Gli attacchi colpiscono sempre più i backup
In tale contesto, i dati del report annuale Veeam sono eloquenti. Il 69% delle aziende intervistate ha subito almeno un attacco informatico nei 12 mesi precedenti, una percentuale leggermente inferiore rispetto all’anno precedente (75%), ma comunque elevatissima. Di queste, l’89% ha dichiarato che l’attacco ha colpito direttamente i repository di backup, rendendo evidente come questi ambienti siano diventati target primari da parte degli attori malevoli. Più grave ancora: in circa il 34% dei casi, l’attacco ha avuto successo, con conseguente cifratura o cancellazione dei dati, mentre solo un’esigua minoranza (attorno al 10%) delle aziende colpite è riuscita a recuperare integralmente i dati compromessi.

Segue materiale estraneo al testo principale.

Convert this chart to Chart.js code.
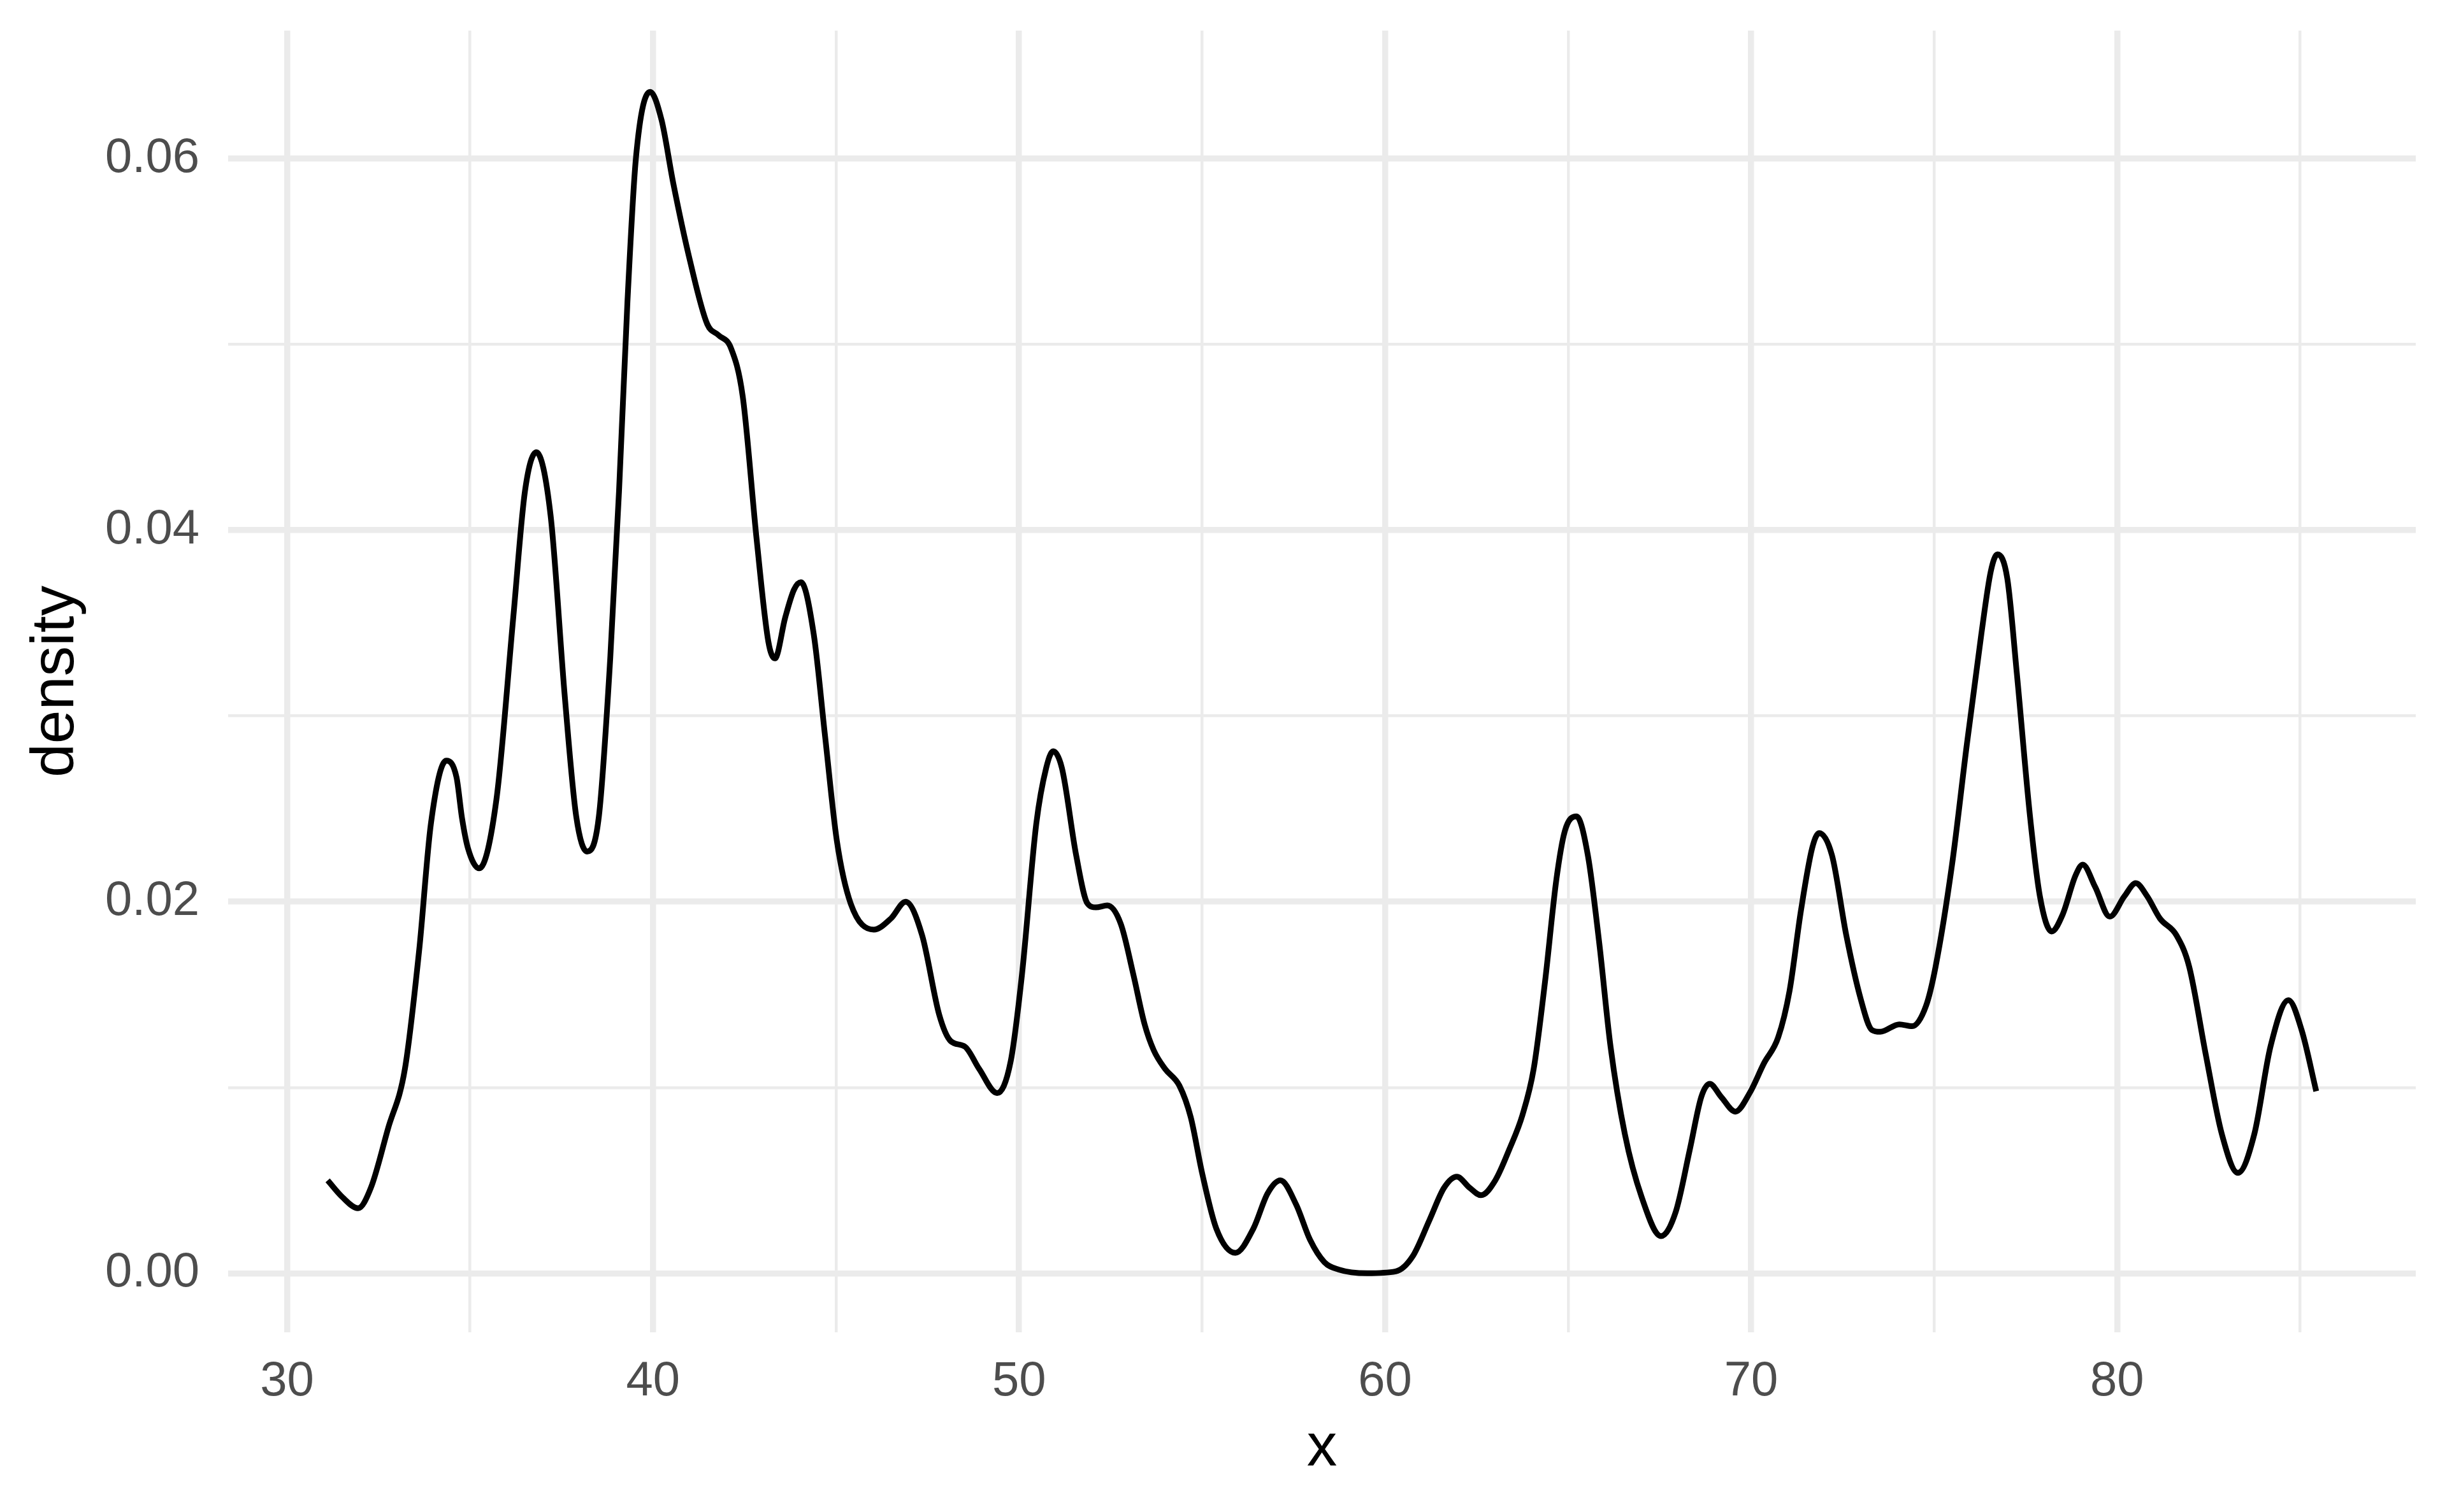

Questo dato rende ancora più stringente la necessità di sistemi di protezione avanzati e di test continui sull’efficacia delle soluzioni adottate. Come afferma Cancian: “Gli attacchi diventano sempre più sofisticati e spesso fanno uso anch’essi dell’intelligenza artificiale: il paradosso è che l’AI oggi è un’arma usata sia dai difensori sia dagli aggressori”. È quindi indispensabile che le imprese mantengano aggiornate le proprie strategie di resilienza e che le tecnologie implementate siano sottoposte a continui stress test per verificarne l’efficacia rispetto alle nuove minacce emergenti.
Il framework che misura la resilienza
In linea con questa visione, Veeam ha recentemente introdotto il Data Resilience Maturity Model, un framework sviluppato in collaborazione con McKinsey e con il MIT di Boston, nonché con partner strategici come Microsoft, Palo Alto e Splunk. Questo modello consente di eseguire un assessment sistemico del livello di resilienza di un’organizzazione, considerando non solo la componente tecnologica, ma anche i processi, le persone e le pratiche organizzative. Come osserva Cancian: “Uno degli insight più importanti emersi dal nostro studio è che molte aziende sovrastimano il proprio livello di resilienza: il divario tra percezione e realtà è spesso critico”.
Il ruolo di Veeam, tradizionalmente focalizzato sullo sviluppo software, si sta progressivamente ampliando anche sul fronte dei servizi, grazie a un ecosistema di partner altamente specializzati. Tuttavia, la crescente complessità delle architetture IT e la convergenza tra backup, sicurezza e automazione rendono necessario un coinvolgimento sempre più attivo del vendor anche nella fase di delivery e implementazione. “Oggi la resilienza non si costruisce solo con la tecnologia, ma con l’integrazione intelligente di competenze, processi e strumenti, in un modello collaborativo tra vendor e partner”, conclude Cancian.